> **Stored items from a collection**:
★ ★ ★

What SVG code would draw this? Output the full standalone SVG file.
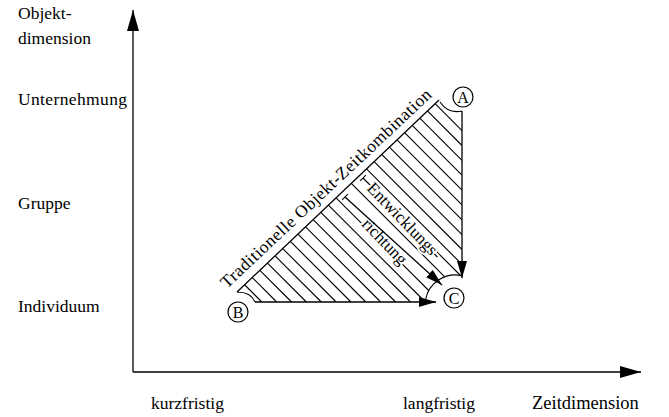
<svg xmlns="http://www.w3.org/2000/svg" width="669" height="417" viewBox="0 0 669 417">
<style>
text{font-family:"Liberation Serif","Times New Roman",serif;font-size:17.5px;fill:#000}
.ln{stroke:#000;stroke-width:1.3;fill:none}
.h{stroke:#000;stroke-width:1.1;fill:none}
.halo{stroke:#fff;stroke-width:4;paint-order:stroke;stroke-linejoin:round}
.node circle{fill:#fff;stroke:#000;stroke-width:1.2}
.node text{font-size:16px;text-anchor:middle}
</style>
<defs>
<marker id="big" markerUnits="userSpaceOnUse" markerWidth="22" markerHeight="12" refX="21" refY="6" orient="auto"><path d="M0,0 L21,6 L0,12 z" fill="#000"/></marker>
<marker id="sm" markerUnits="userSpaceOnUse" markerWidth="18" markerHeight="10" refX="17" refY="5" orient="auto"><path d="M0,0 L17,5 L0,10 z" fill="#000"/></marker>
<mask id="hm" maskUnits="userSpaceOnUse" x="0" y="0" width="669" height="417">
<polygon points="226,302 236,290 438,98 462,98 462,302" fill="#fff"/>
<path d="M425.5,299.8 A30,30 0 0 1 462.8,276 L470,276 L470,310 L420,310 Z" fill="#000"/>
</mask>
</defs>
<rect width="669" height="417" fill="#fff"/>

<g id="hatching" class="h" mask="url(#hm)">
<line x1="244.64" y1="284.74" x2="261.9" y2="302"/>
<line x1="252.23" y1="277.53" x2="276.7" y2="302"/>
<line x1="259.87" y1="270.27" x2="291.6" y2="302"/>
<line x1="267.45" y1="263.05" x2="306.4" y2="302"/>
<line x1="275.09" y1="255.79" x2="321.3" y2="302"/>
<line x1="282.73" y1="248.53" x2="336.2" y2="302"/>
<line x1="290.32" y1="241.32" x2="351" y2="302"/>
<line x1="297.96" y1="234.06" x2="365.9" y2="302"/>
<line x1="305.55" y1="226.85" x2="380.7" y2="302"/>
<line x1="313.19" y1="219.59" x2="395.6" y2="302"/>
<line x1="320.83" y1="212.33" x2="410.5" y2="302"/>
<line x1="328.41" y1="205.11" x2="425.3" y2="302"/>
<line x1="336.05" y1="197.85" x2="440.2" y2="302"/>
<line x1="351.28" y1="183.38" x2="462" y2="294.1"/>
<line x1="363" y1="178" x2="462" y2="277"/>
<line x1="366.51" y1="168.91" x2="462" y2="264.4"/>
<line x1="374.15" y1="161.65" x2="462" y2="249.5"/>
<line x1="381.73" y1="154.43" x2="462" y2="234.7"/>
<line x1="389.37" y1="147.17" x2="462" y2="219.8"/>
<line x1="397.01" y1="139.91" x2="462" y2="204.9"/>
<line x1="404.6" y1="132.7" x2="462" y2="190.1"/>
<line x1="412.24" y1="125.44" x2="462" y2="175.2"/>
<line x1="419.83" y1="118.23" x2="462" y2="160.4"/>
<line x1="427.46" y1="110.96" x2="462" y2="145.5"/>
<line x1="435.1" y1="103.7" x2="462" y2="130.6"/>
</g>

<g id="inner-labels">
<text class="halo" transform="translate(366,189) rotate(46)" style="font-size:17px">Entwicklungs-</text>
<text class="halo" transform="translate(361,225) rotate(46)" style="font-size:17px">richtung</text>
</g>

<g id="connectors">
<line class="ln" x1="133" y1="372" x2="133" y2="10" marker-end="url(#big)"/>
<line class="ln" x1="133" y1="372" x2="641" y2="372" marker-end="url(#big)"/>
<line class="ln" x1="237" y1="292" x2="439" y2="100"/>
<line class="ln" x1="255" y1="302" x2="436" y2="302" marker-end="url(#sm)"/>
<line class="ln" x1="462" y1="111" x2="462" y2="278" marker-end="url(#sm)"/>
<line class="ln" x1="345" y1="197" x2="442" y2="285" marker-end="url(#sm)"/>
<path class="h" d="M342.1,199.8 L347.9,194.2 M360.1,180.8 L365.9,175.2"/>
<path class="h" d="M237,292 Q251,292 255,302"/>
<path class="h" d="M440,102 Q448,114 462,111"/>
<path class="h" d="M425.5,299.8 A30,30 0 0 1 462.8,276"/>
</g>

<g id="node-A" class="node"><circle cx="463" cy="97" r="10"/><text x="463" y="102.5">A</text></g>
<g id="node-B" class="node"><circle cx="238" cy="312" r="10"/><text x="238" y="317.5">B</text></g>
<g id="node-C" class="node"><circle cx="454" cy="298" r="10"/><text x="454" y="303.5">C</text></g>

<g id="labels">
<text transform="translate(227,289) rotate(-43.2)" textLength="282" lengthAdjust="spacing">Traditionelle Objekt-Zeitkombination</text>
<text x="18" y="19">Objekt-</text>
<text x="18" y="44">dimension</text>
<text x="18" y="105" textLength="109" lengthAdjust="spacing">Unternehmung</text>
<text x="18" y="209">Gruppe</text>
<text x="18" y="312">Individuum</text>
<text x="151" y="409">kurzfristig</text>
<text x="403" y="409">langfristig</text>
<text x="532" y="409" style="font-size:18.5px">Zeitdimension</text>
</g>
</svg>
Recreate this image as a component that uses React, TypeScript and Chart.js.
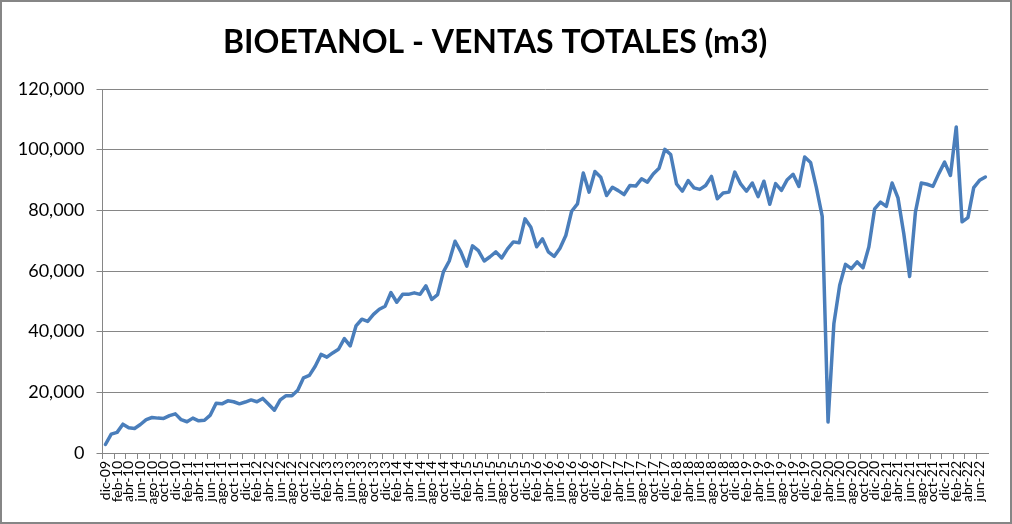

★ ★ ★

> **EXERCISE OBJECTIVE**:
Keep only the lines that hold the string "this", and copy them out.

> **RESPONSE**:
What SVG code would draw this? Output the full standalone SVG file.
Recreate this image as a component that uses React, TypeScript and Chart.js.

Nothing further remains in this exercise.